### WORK INSTRUCTIONS
Write the material out again in full, word for word. Do not include the pictures.

_ _ _ _

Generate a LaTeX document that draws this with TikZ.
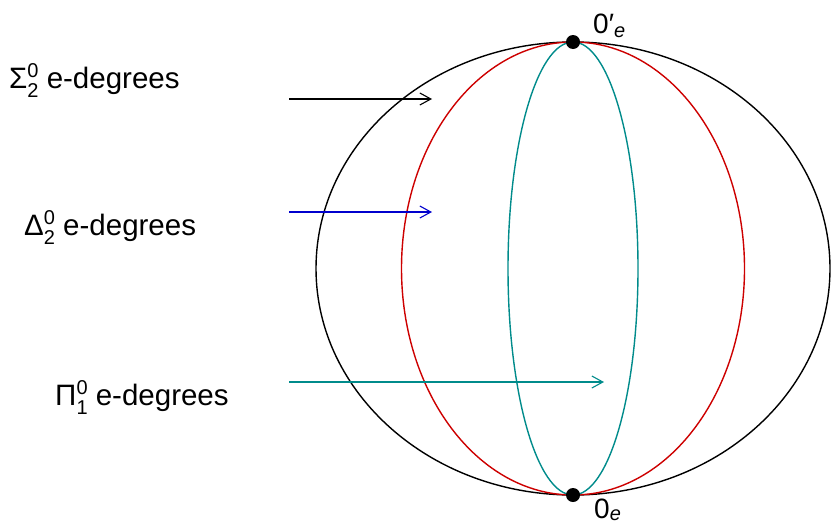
\documentclass[tikz,border=0pt]{standalone}
\usepackage{fontspec}
\setmainfont{Liberation Sans}
\usetikzlibrary{arrows.meta,positioning}
\definecolor{redthree}{RGB}{205,0,0}
\definecolor{bluethree}{RGB}{0,0,205}
\definecolor{cyanfour}{RGB}{0,139,139}
\newcommand{\degclass}[3]{#1\rlap{\raisebox{10.5pt}{\fontsize{20}{20}\selectfont #2}}\raisebox{-9pt}{\fontsize{20}{20}\selectfont #3}}

\begin{document}
\begin{tikzpicture}[x=1pt, y=-1pt,
  classlab/.style={anchor=base west, inner sep=0pt, font=\fontsize{29.5}{35}\selectfont},
  degreelab/.style={anchor=base west, inner sep=0pt, font=\fontsize{28}{34}\selectfont},
  arrow/.style={-{Straight Barb[length=11pt,width=12pt]}, line width=1.1pt},
  curve/.style={line width=1.4pt},
  dot/.style={circle, fill=black, inner sep=0pt, minimum size=14pt}
]
  \useasboundingbox (0,0) rectangle (832,525);

  % Degree classes
  \draw[curve, black] (573,268.5) ellipse [x radius=257, y radius=226.5];
  \draw[curve, redthree] (573,268.5) ellipse [x radius=171.5, y radius=226.5];
  \draw[curve, cyanfour] (573,268.5) ellipse [x radius=65, y radius=226.5];

  % Least and jump degrees
  \node[dot] (top) at (573,42) {};
  \node[dot] (bot) at (573,495) {};
  \node[degreelab] (toplab) at (593,33) {0′\raisebox{-4pt}{\fontsize{20}{20}\selectfont\itshape e}};
  \node[degreelab] (botlab) at (594,518) {0\raisebox{-2.5pt}{\fontsize{20}{20}\selectfont\itshape e}};

  % Labels
  \node[classlab] (sigmalab) at (9,88) {\degclass{Σ}{0}{2} e-degrees};
  \node[classlab] (deltalab) at (24,235) {\degclass{Δ}{0}{2} e-degrees};
  \node[classlab] (pilab) at (55,405) {\degclass{Π}{0}{1} e-degrees};

  % Arrows
  \coordinate (sigmafrom) at (289,99);
  \coordinate (sigmato) at (432,99);
  \coordinate (deltafrom) at (289,212);
  \coordinate (deltato) at (432,212);
  \coordinate (pifrom) at (289,382);
  \coordinate (pito) at (604,382);
  \draw[arrow, black] (sigmafrom) -- (sigmato);
  \draw[arrow, bluethree] (deltafrom) -- (deltato);
  \draw[arrow, cyanfour] (pifrom) -- (pito);
\end{tikzpicture}
\end{document}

_ _ _ _

### ANSWER FOR THE TASK
Generate a LaTeX document that draws this with TikZ.
\documentclass[tikz,border=0pt]{standalone}
\usepackage{fontspec}
\setmainfont{Liberation Sans}
\usetikzlibrary{arrows.meta,positioning}
\definecolor{redthree}{RGB}{205,0,0}
\definecolor{bluethree}{RGB}{0,0,205}
\definecolor{cyanfour}{RGB}{0,139,139}
\newcommand{\degclass}[3]{#1\rlap{\raisebox{10.5pt}{\fontsize{20}{20}\selectfont #2}}\raisebox{-9pt}{\fontsize{20}{20}\selectfont #3}}

\begin{document}
\begin{tikzpicture}[x=1pt, y=-1pt,
  classlab/.style={anchor=base west, inner sep=0pt, font=\fontsize{29.5}{35}\selectfont},
  degreelab/.style={anchor=base west, inner sep=0pt, font=\fontsize{28}{34}\selectfont},
  arrow/.style={-{Straight Barb[length=11pt,width=12pt]}, line width=1.1pt},
  curve/.style={line width=1.4pt},
  dot/.style={circle, fill=black, inner sep=0pt, minimum size=14pt}
]
  \useasboundingbox (0,0) rectangle (832,525);

  % Degree classes
  \draw[curve, black] (573,268.5) ellipse [x radius=257, y radius=226.5];
  \draw[curve, redthree] (573,268.5) ellipse [x radius=171.5, y radius=226.5];
  \draw[curve, cyanfour] (573,268.5) ellipse [x radius=65, y radius=226.5];

  % Least and jump degrees
  \node[dot] (top) at (573,42) {};
  \node[dot] (bot) at (573,495) {};
  \node[degreelab] (toplab) at (593,33) {0′\raisebox{-4pt}{\fontsize{20}{20}\selectfont\itshape e}};
  \node[degreelab] (botlab) at (594,518) {0\raisebox{-2.5pt}{\fontsize{20}{20}\selectfont\itshape e}};

  % Labels
  \node[classlab] (sigmalab) at (9,88) {\degclass{Σ}{0}{2} e-degrees};
  \node[classlab] (deltalab) at (24,235) {\degclass{Δ}{0}{2} e-degrees};
  \node[classlab] (pilab) at (55,405) {\degclass{Π}{0}{1} e-degrees};

  % Arrows
  \coordinate (sigmafrom) at (289,99);
  \coordinate (sigmato) at (432,99);
  \coordinate (deltafrom) at (289,212);
  \coordinate (deltato) at (432,212);
  \coordinate (pifrom) at (289,382);
  \coordinate (pito) at (604,382);
  \draw[arrow, black] (sigmafrom) -- (sigmato);
  \draw[arrow, bluethree] (deltafrom) -- (deltato);
  \draw[arrow, cyanfour] (pifrom) -- (pito);
\end{tikzpicture}
\end{document}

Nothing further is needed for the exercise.